The prediction and evaluation of leakage and leak tightness is an important issue in a multitude of high-pressure applications, such as valves, flanges and threaded pipe connections that are used under extreme service conditions that occur in oil and gas exploration and production. Using Hertzian contact theory or finite element techniques it is possible to determine the local contact conditions at the seal on a macroscopic level (to wit the extent of the contact area and the contact pressure in this area). However, the leak tightness of such a contact depends also on the surface topology, which is a microscopic characteristic. Therefore, the assessment of leak tightness requires an evaluation criterion relating both scales. Empirical evaluation criteria have been postulated in the past, each with their own application domain. More recently the Persson method has been developed that models the contact area microscopically using contact models developed in the field of tribology. However, in its current form this model is limited to flat surfaces while in many applications, such as valves, O-ring seals or metal-to-metal seals of threaded pipe connections, the contact is Hertzian and the contact pressure distribution is not uniform but parabolic. This paper provides the experimental results that will be used to validate an extension of the Persson model to Hertzian contact seals. A set of samples for leakage experiments was produced with varying surface topology. The surface roughness of these samples is measured and the leakage behaviour under high pressure is evaluated. This paper focusses on the experimental evaluation of the influence of surface topology on leakage.

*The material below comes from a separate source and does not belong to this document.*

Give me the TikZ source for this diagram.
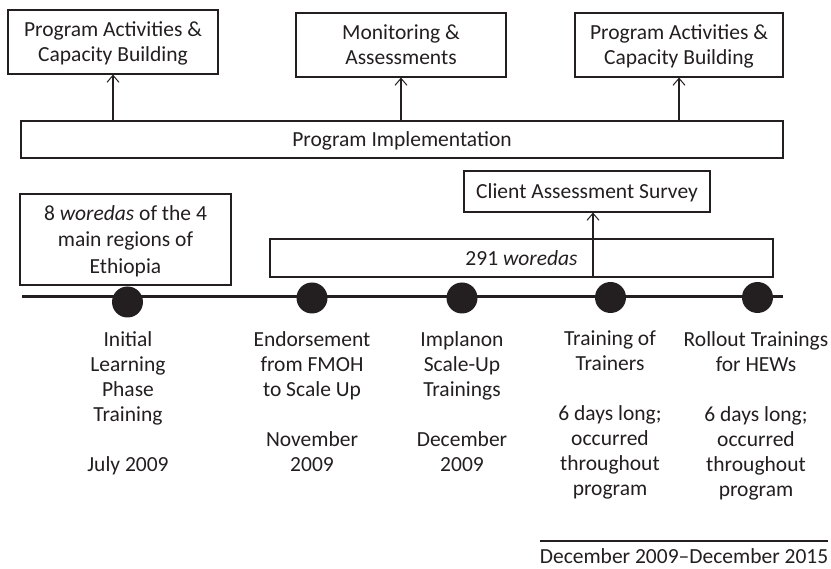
\documentclass[tikz,border=0pt]{standalone}
\usepackage{fontspec}
\setmainfont{Carlito}
\usetikzlibrary{arrows.meta}
\definecolor{ink}{HTML}{231F20}
\tikzset{
  box/.style={draw=ink, line width=1.1pt, inner sep=0pt, align=center, text=ink, text depth=0pt},
  arr/.style={draw=ink, line width=1.1pt, -{Straight Barb[length=7pt,width=12pt,line width=1pt]}},
  lbl/.style={anchor=north, inner sep=0pt, align=center, text=ink},
  evdot/.style={circle, fill=ink, inner sep=0pt, minimum size=31pt},
}
\begin{document}
\begin{tikzpicture}[x=1pt, y=-1pt, font=\fontsize{21.5}{25}\selectfont]
\useasboundingbox (0,0) rectangle (831,569);
% top boxes
\node[box, minimum width=210pt, minimum height=64pt] (b1) at (113,42) {Program Activities \&\\Capacity Building};
\node[box, minimum width=210pt, minimum height=64pt] (b2) at (401,45) {Monitoring \&\\Assessments};
\node[box, minimum width=208pt, minimum height=64pt] (b3) at (679,45) {Program Activities \&\\Capacity Building};
\node[box, minimum width=762pt, minimum height=37pt] (impl) at (402,139.5) {Program Implementation};
\draw[arr] (impl.north -| b1.south) -- (b1.south);
\draw[arr] (impl.north -| b2.south) -- (b2.south);
\draw[arr] (impl.north -| b3.south) -- (b3.south);
% woredas boxes
\node[box, minimum width=211pt, minimum height=91pt, font=\fontsize{21.5}{26.5}\selectfont] (w8) at (125.5,239.5) {8 \textit{woredas} of the 4\\main regions of\\Ethiopia};
\node[box, minimum width=503pt, minimum height=38pt] (w291) at (521.5,258) {291 \textit{woredas}};
\node[box, minimum width=246pt, minimum height=41pt] (cas) at (587,191.5) {Client Assessment Survey};
\coordinate (ca) at (593,0);
\draw[arr] (w291.south -| ca) -- (cas.south -| ca);
% timeline
\coordinate (tl0) at (22,297);
\coordinate (tl1) at (783,297);
\draw[ink, line width=3pt] (tl0) -- (tl1);
\node[evdot] (d1) at (127.5,302) {};
\node[evdot] (d2) at (312,298) {};
\node[evdot] (d3) at (462,298) {};
\node[evdot] (d4) at (610.5,297.5) {};
\node[evdot] (d5) at (757.5,297.5) {};
% labels
\node[lbl] (l1) at (128,331) {Initial\\Learning\\Phase\\Training\\[25pt]July 2009};
\node[lbl] (l2) at (312,331) {Endorsement\\from FMOH\\to Scale Up\\[25pt]November\\2009};
\node[lbl] (l3) at (462,331) {Implanon\\Scale-Up\\Trainings\\[25pt]December\\2009};
\node[lbl] (l4) at (610,331) {Training of\\Trainers\\[25pt]6 days long;\\occurred\\throughout\\program};
\node[lbl] (l5) at (756,331) {Rollout Trainings\\for HEWs\\[25pt]6 days long;\\occurred\\throughout\\program};
% bottom period
\coordinate (p0) at (540,541);
\coordinate (p1) at (828,541);
\draw[ink, line width=2pt] (p0) -- (p1);
\node[anchor=base, inner sep=0pt, text=ink] (period) at (684,563) {December 2009--December 2015};
\end{tikzpicture}
\end{document}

Advanced High Strength Martensitic Stainless Steels for High Pressure Equipment

Maraging stainless steels offer a large panel of high strength materials with good ductility and stress corrosion cracking resistance. Their mechanical properties compared to conventional 15-5 PH and 17-4 PH martensitic stainless steels show much better yield strength / toughness compromise for yield strength exceeding 1300 MPa. In the same time, fatigue resistance is significantly increased at high strength stress levels and material keeps good resistance to stress corrosion. These properties make them particularly suitable for ultra-high pressure equipment or high pressure rotating components submitted to high cyclic stresses. Their application for Pascalisation pressure vessels and ultra-high pressure compressors for ethylene gas is briefly presented.